Long-Term Financial Stability Strategies
As you recover from multiple defaults, implement practices to prevent future issues:
Build financial literacy through education resources
Establish automatic payments for all obligations
Create and maintain a robust emergency fund (3-6 months of expenses)
Practice mindful spending and avoid unnecessary debt
Consider income-boosting opportunities through side work or career advancement
Conclusion
Recovering from multiple loan defaults requires patience, organization, and persistence. By taking proactive steps to communicate with lenders, understanding your options, and creating a sustainable financial plan, you can navigate through this difficult period and build toward a more stable financial future. Remember that recovery is a marathon, not a sprint—celebrate small victories along the way as you work toward comprehensive financial health.

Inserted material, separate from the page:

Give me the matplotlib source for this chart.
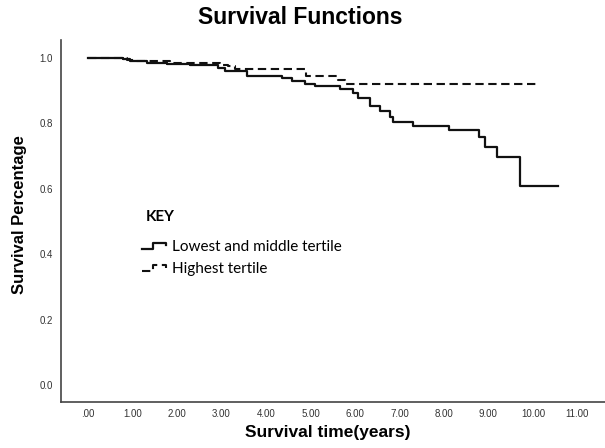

FAQs About Handling Multiple Loan Defaults
Can I negotiate with debt collectors?
Yes, debt collectors often have the authority to negotiate settlements or payment plans. Get all agreements in writing before making payments.
Will loan defaults affect my employment?
Some employers conduct credit checks, particularly for financial positions. Defaults may impact job prospects in certain industries.
How long do defaults stay on my credit report?
Most negative information, including defaults, remains on credit reports for seven years.
Can I get new credit while handling multiple defaults?
It’s possible but challenging. Secured credit products specifically designed for rebuilding credit are often the best starting point.
Should I use retirement funds to pay defaulted loans?
Generally not recommended, as this can jeopardize your future financial security and may trigger tax penalties.